Leave out the pictures, and retype only the lines from the beginning of the material through the line that contains "407, 410, 413, 416]", including both.
------------------------------------------------------------------------
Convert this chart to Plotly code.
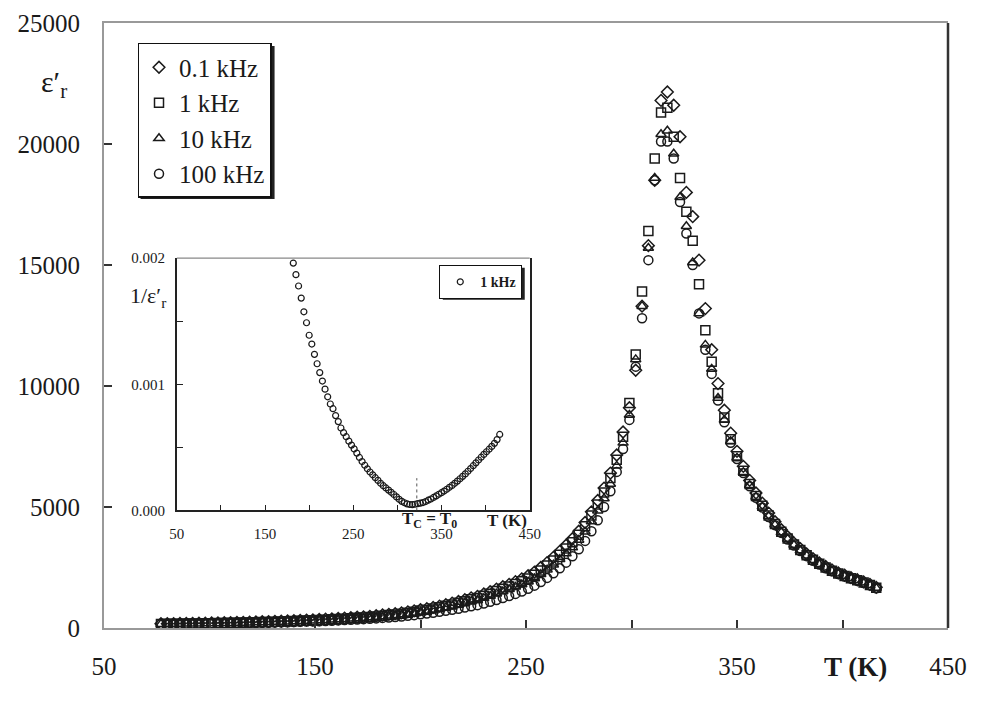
import plotly.graph_objects as go

# ---------------- data ----------------
T = [77, 80, 83, 86, 89, 92, 95, 98, 101, 104,
     107, 110, 113, 116, 119, 122, 125, 128, 131, 134,
     137, 140, 143, 146, 149, 152, 155, 158, 161, 164,
     167, 170, 173, 176, 179, 182, 185, 188, 191, 194,
     197, 200, 203, 206, 209, 212, 215, 218, 221, 224,
     227, 230, 233, 236, 239, 242, 245, 248, 251, 254,
     257, 260, 263, 266, 269, 272, 275, 278, 281, 284,
     287, 290, 293, 296, 299, 302, 305, 308, 311, 314,
     317, 320, 323, 326, 329, 332, 335, 338, 341, 344,
     347, 350, 353, 356, 359, 362, 365, 368, 371, 374,
     377, 380, 383, 386, 389, 392, 395, 398, 401, 404,
     407, 410, 413, 416]

eps_01k = [178, 180, 183, 186, 189, 193, 197, 201, 206, 211,
           216, 222, 228, 235, 242, 249, 257, 265, 274, 283,
           293, 304, 315, 326, 338, 351, 364, 378, 393, 409,
           426, 444, 463, 484, 507, 538, 565, 594, 627, 670,
           710, 760, 800, 852, 906, 965, 1028, 1095, 1168, 1248,
           1310, 1405, 1500, 1610, 1705, 1800, 1915, 2030, 2160, 2310,
           2500, 2700, 2920, 3170, 3420, 3690, 4000, 4360, 4800, 5270,
           5780, 6400, 7150, 8100, 9100, 10650, 13300, 15800, 18500, 21800,
           22150, 21600, 20300, 18000, 17000, 15200, 13200, 11500, 10100, 9000,
           8050, 7300, 6680, 6100, 5580, 5160, 4750, 4390, 4060, 3770,
           3510, 3280, 3060, 2870, 2690, 2540, 2400, 2280, 2180, 2085,
           1995, 1905, 1800, 1680]

eps_1k = [170, 172, 175, 178, 181, 185, 189, 193, 197, 202,
          207, 212, 218, 224, 230, 237, 244, 252, 260, 269,
          278, 288, 298, 309, 320, 332, 345, 358, 372, 387,
          403, 420, 438, 458, 480, 510, 535, 562, 594, 635,
          672, 720, 758, 808, 860, 915, 975, 1040, 1110, 1185,
          1240, 1330, 1420, 1530, 1620, 1710, 1820, 1930, 2050, 2200,
          2380, 2580, 2790, 3030, 3280, 3540, 3850, 4200, 4650, 5100,
          5600, 6200, 6950, 7900, 9300, 11300, 13900, 16400, 19400, 21300,
          21500, 20300, 18600, 17200, 16000, 14200, 12300, 11000, 9700, 8700,
          7800, 7100, 6500, 5950, 5450, 5050, 4650, 4300, 3980, 3700,
          3450, 3220, 3010, 2820, 2650, 2500, 2370, 2250, 2150, 2060,
          1970, 1880, 1780, 1660]

eps_10k = [160, 162, 165, 168, 171, 174, 178, 182, 186, 190,
           195, 200, 205, 211, 217, 223, 230, 237, 245, 253,
           262, 271, 281, 291, 302, 313, 325, 338, 351, 365,
           380, 396, 413, 431, 451, 478, 503, 528, 556, 592,
           628, 672, 708, 752, 800, 850, 905, 965, 1030, 1100,
           1150, 1235, 1320, 1420, 1510, 1600, 1700, 1800, 1910, 2050,
           2220, 2410, 2610, 2840, 3080, 3330, 3640, 3980, 4400, 4850,
           5350, 5950, 6700, 7650, 8800, 11100, 13300, 15700, 18600, 20400,
           20550, 19600, 17800, 16600, 15100, 13000, 11700, 10700, 9500, 8600,
           7720, 7030, 6440, 5900, 5410, 5010, 4620, 4270, 3950, 3680,
           3430, 3200, 2990, 2800, 2635, 2485, 2355, 2240, 2140, 2050,
           1960, 1870, 1770, 1650]

eps_100k = [150, 152, 154, 157, 160, 163, 166, 170, 173, 177,
            181, 185, 190, 195, 200, 206, 212, 218, 225, 232,
            239, 247, 255, 264, 273, 282, 292, 303, 314, 326,
            339, 352, 366, 381, 397, 418, 436, 455, 476, 505,
            532, 566, 595, 630, 668, 708, 750, 796, 846, 900,
            945, 1010, 1080, 1160, 1240, 1320, 1410, 1510, 1620, 1750,
            1900, 2070, 2260, 2470, 2700, 2960, 3250, 3600, 4000, 4450,
            5000, 5650, 6450, 7400, 8600, 10800, 12800, 15200, 18500, 20100,
            20100, 19400, 17600, 16300, 15000, 13000, 11500, 10500, 9400, 8500,
            7650, 6980, 6400, 5860, 5380, 4980, 4590, 4250, 3930, 3660,
            3410, 3180, 2970, 2780, 2620, 2470, 2340, 2230, 2130, 2040,
            1950, 1860, 1760, 1640]

series_names = ["0.1 kHz", "1 kHz", "10 kHz", "100 kHz"]
series_values = [eps_01k, eps_1k, eps_10k, eps_100k]
series_symbols = ["diamond-open", "square-open", "triangle-up-open", "circle-open"]

main_tickvals = [50, 100, 150, 200, 250, 300, 350, 400, 450]
main_ticktext = ["50", "", "150", "", "250", "", "350", "", "450"]
main_yticks = [0, 5000, 10000, 15000, 20000, 25000]

inset_min_T = 180          # inset shows 1/eps' of the 1 kHz series above this T
inset_yticks = [0, 0.0005, 0.001, 0.0015, 0.002]
inset_yticktext = ["0.000", "", "0.001", "", "0.002"]
TC = 322                   # dotted marker of Tc = T0 in the inset
TC_top = 0.000256

inset_T = [t for t in T if t >= inset_min_T]
inset_inv = [1.0 / e for t, e in zip(T, eps_1k) if t >= inset_min_T]

SERIF = "Liberation Serif, Times New Roman, Times, DejaVu Serif, serif"
INK = "#1a1a1a"

fig = go.Figure()

for i, (name, vals, sym) in enumerate(zip(series_names, series_values, series_symbols)):
    fig.add_trace(go.Scatter(
        x=T, y=vals, mode="markers", name=name, legendgroup=f"g{i}",
        marker=dict(symbol=sym, size=9, color=INK, line=dict(width=1.5, color=INK)),
        xaxis="x", yaxis="y", legend="legend",
    ))

fig.add_trace(go.Scatter(
    x=inset_T, y=inset_inv, mode="markers", name="<b>1 kHz</b>",
    marker=dict(symbol="circle-open", size=6, color=INK, line=dict(width=1.2, color=INK)),
    xaxis="x2", yaxis="y2", legend="legend2",
))

inset_dom_x = [0.0863, 0.5044]
inset_dom_y = [0.1943, 0.6113]

fig.update_layout(
    template="none",
    width=1002, height=712,
    margin=dict(l=96, r=62, t=15, b=92, autoexpand=False),
    paper_bgcolor="white", plot_bgcolor="white",
    font=dict(family=SERIF, color=INK),
    xaxis=dict(
        range=[50, 450], domain=[0, 1], tickmode="array", automargin=False,
        tickvals=main_tickvals, ticktext=main_ticktext,
        ticks="inside", ticklen=8, tickwidth=1.5, tickcolor="#333",
        showline=True, linecolor="#999", linewidth=2, mirror=True,
        showgrid=False, zeroline=False,
        tickfont=dict(family=SERIF, size=25, color=INK),
        ticklabelstandoff=15,
    ),
    yaxis=dict(
        range=[0, 25000], domain=[0, 1], tickmode="array", automargin=False,
        tickvals=main_yticks, ticktext=[str(v) for v in main_yticks],
        ticks="inside", ticklen=8, tickwidth=1.5, tickcolor="#333",
        showline=True, linecolor="#999", linewidth=2, mirror=False,
        showgrid=False, zeroline=False,
        tickfont=dict(family=SERIF, size=25, color=INK),
        ticklabelstandoff=17,
    ),
    xaxis2=dict(
        range=[50, 450], domain=inset_dom_x, anchor="y2", tickmode="array", automargin=False,
        tickvals=main_tickvals, ticktext=main_ticktext,
        ticks="inside", ticklen=6, tickwidth=1.2, tickcolor="#222",
        showline=True, linecolor="#222", linewidth=1.5, mirror=False,
        showgrid=False, zeroline=False,
        tickfont=dict(family=SERIF, size=15, color=INK),
        ticklabelstandoff=9,
    ),
    yaxis2=dict(
        range=[0, 0.002], domain=inset_dom_y, anchor="x2", tickmode="array", automargin=False,
        tickvals=inset_yticks, ticktext=inset_yticktext,
        ticks="inside", ticklen=6, tickwidth=1.2, tickcolor="#222",
        showline=True, linecolor="#222", linewidth=1.5, mirror=True,
        showgrid=False, zeroline=False,
        tickfont=dict(family=SERIF, size=15, color=INK),
        ticklabelstandoff=7,
    ),
    legend=dict(
        x=0.0397, y=0.967, xanchor="left", yanchor="top",
        bgcolor="white", bordercolor="#111", borderwidth=1.5,
        font=dict(family=SERIF, size=25, color=INK),
        tracegroupgap=0, itemwidth=30,
    ),
    legend2=dict(
        x=0.397, y=0.600, xanchor="left", yanchor="top",
        bgcolor="white", bordercolor="#111", borderwidth=1.2,
        font=dict(family=SERIF, size=14, color=INK),
        itemwidth=30,
    ),
    showlegend=True,
)

shapes = [
    # darker right frame line of the main plot
    dict(type="line", xref="paper", yref="paper", x0=1, x1=1, y0=0, y1=1,
         line=dict(color="#333", width=2.5)),
    # thin grey top line of the inset
    dict(type="line", xref="x2 domain", yref="y2 domain", x0=0, x1=1, y0=1, y1=1,
         line=dict(color="#888", width=1.2)),
    # dotted Tc marker
    dict(type="line", xref="x2", yref="y2", x0=TC, x1=TC, y0=0, y1=TC_top,
         line=dict(color="#555", width=1, dash="dot")),
    # legend drop shadows
    dict(type="rect", xref="paper", yref="paper", x0=0.0433, x1=0.2021, y0=0.7092, y1=0.962,
         fillcolor="#222", line=dict(width=0), layer="above"),
    dict(type="rect", xref="paper", yref="paper", x0=0.4014, x1=0.4985, y0=0.5424, y1=0.5953,
         fillcolor="#222", line=dict(width=0), layer="above"),
]
fig.update_layout(shapes=shapes)

annotations = [
    dict(text="ε′<sub>r</sub>", xref="paper", yref="paper", x=-0.0587, y=0.899,
         xanchor="center", yanchor="middle", showarrow=False,
         font=dict(family=SERIF, size=30, color=INK)),
    dict(text="<b>T (K)</b>", xref="x", yref="paper", x=406, y=0, yshift=-39,
         xanchor="center", yanchor="middle", showarrow=False,
         font=dict(family=SERIF, size=27, color=INK)),
    dict(text="1/ε′<sub>r</sub>", xref="paper", yref="paper", x=0.028, y=0.547,
         xanchor="left", yanchor="middle", showarrow=False,
         font=dict(family=SERIF, size=22, color=INK)),
    dict(text="<b>T<sub>C</sub> = T<sub>0</sub></b>", xref="x2", yref="y2", x=336, y=0,
         yshift=-10, xanchor="center", yanchor="middle", showarrow=False,
         font=dict(family=SERIF, size=17, color=INK)),
    dict(text="<b>T (K)</b>", xref="x2", yref="y2", x=424, y=0,
         yshift=-10, xanchor="center", yanchor="middle", showarrow=False,
         font=dict(family=SERIF, size=17, color=INK)),
]
fig.update_layout(annotations=annotations)

fig.write_html("out.html")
------------------------------------------------------------------------
### [RESULT OF THIS TASK]
Convert this chart to Plotly code.
import plotly.graph_objects as go

# ---------------- data ----------------
T = [77, 80, 83, 86, 89, 92, 95, 98, 101, 104,
     107, 110, 113, 116, 119, 122, 125, 128, 131, 134,
     137, 140, 143, 146, 149, 152, 155, 158, 161, 164,
     167, 170, 173, 176, 179, 182, 185, 188, 191, 194,
     197, 200, 203, 206, 209, 212, 215, 218, 221, 224,
     227, 230, 233, 236, 239, 242, 245, 248, 251, 254,
     257, 260, 263, 266, 269, 272, 275, 278, 281, 284,
     287, 290, 293, 296, 299, 302, 305, 308, 311, 314,
     317, 320, 323, 326, 329, 332, 335, 338, 341, 344,
     347, 350, 353, 356, 359, 362, 365, 368, 371, 374,
     377, 380, 383, 386, 389, 392, 395, 398, 401, 404,
     407, 410, 413, 416]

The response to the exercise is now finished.